In regard to the Nagar Palika employees, the memorandum demanded implementation of their pending demands as per the assurance given by the previous chief minister Vilasrao Deshmukh.

 

So far as the 7 lakh strong powerloom workers are concerned, it will be pointed here that employers themselves have illegally closed operations of their units from April 1, rendering their workers unemployed. Then there is the fact that employers do not even pay the statutory minimum wage to their workers. Another fact is that even the notified minimum wage for this industry has not been revised upward in the last more than 20 years. The CITU delegation therefore demanded that, as a first step, the state government must issue a notification declaring the closure of powerloom units as illegal lockout and make the employers liable to pay wages and other legal dues to the workers.

 

The delegation also held an hour long discussion with labour minister Dr Hemant Deshmukh. In addition, the delegation also held discussions with Sunil Tatkare, the minister in charge of panchayats, nagar parishads and municipalities, regarding the problems of Nagar Palika employees.

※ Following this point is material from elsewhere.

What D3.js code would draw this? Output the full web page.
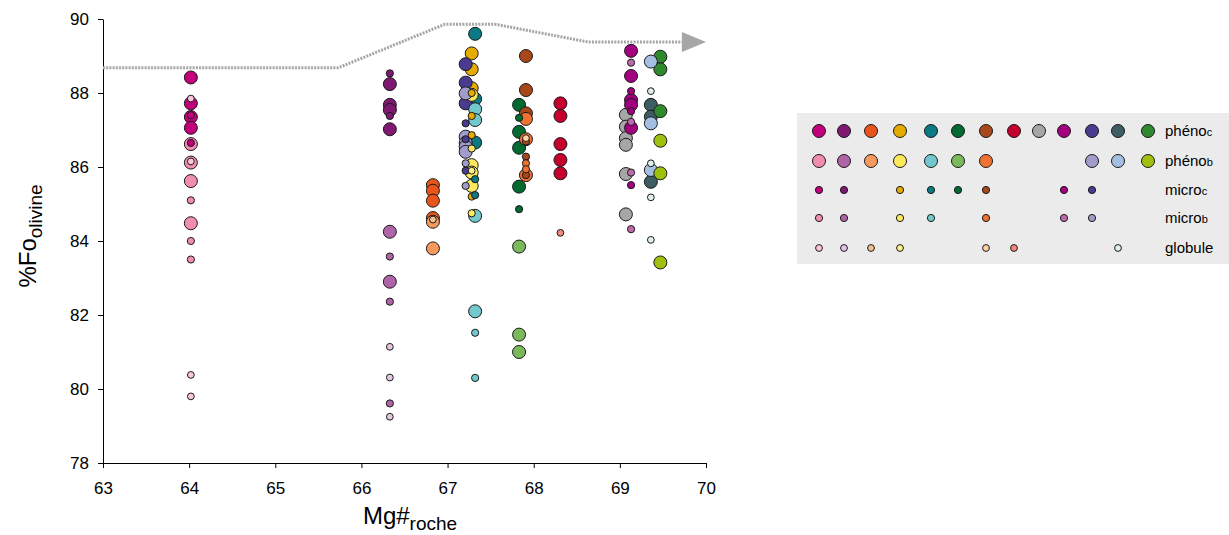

The delegation comprised the CITU’s state level leaders and office bearers of different unions such as Ahilya Ranganekar, K L Bajaj, Dr D L Karad, Suryaji Salunke, Kumar Chirelker, G P Gavit (MLA), Ramji Varta (MLA), Amrut Meshram, P R Krishnan, Anna Sawant, Datta Mane, Shankar Pujari, Babe Saheb Sarode, Sitaram Thombre, Chandrakant Malapati, Madhur Kshirsagar and advocate V G Khade.

 

Though Maharashtra is rated as the most advanced industrial state and Mumbai is credited with the glory of being the commercial capital of India, this forward state now has the largest number of closed industrial units, thanks to the policies of globalisation. It is a plain fact that sickness in and closure of establishments bears no demarcation. It covers every type of industrial activity in the state, like engineering, cotton textile, powerlooms, rubber, plastic, sugar and other units. The main reason for the widespread closure is the entry of multinationals in all sectors of industrial, commercial, economic and agricultural activities. The result is large scale joblessness ---not only in urban areas but in rural Maharashtra as well.

 

How alarming the situation is, can be very well gauged from the revelations made by The Economic Times dated March 12, 2003. The report which this paper carried reveals amongst other things that, in the last three years alone, Maharashtra has witnessed more than 18,000 industrial units getting closed down. This has rendered more than 3,25,000 workers jobless in the industrial sector. This revelation is not based on speculation but stems from an authentic statement made by the state labour minister Satish Chaturvedi in the state’s legislative council the previous day. As per The Economic Times, the minister further told the legislative council that in AD 2000, the very opening year of the century, 4,641 units came to be closed down in Maharashtra. The figure of closed industrial units in the following year (2001) rose to 6,764. A year later, in 2002, the number in the state stood at 6,739. The statistics further revealed that out of 28,069 establishments in the MIDCs reserved for small scale industries alone, the number of closed industrial units had crossed to the alarming figure of 3,427 by June 2002.

 

According to this paper, a study conducted by the state’s industry department has revealed that 3,191 units have got wound up as they were in miserable conditions. More than 236 units in the medium and large industries are likely to meet the same fate sooner or later. The Economic Times sent a further shock wave across the state when it revealed that a survey conducted by the authorities in closed industrial units in 32 districts of the state have shown that the Konkan region is the worst hit in the matter of closures. The report says that out of the 8,425 units in Mumbai, Thane, Raigad, Ratnagiri and Sindhudurg districts, as many as 1,402 were closed down till June 2002. In the Thane industrial belt alone, out of 6,365 units, 1,193 establishments have been closed down. Pune division ranks highest in industrial sickness. The reasons for closure of and sickness in industries as per the state’s labour department, as quoted by The Economic Times, are lack of working capital, slump in the manufacturing sector, and financial mismanagement by employers.

 

It was in this background that the CITU held the state level convention at Nasik on April 5 and organised the dharna and demonstration at Azad Maidan in Mumbai on April 23.

 

The workers sitting on dharna in Azad Maidan were addressed, among others, by CITU leaders P P Sanzgiri, Dr Ashok Dhawale, Mahendra Singh, Dr D L Karad, Kumar Shiralkar, Suryaji Salunkhe, Dr Vivek Monteiro, Suman Sanzgiri, Professor Pandit Munda and K R Raghul.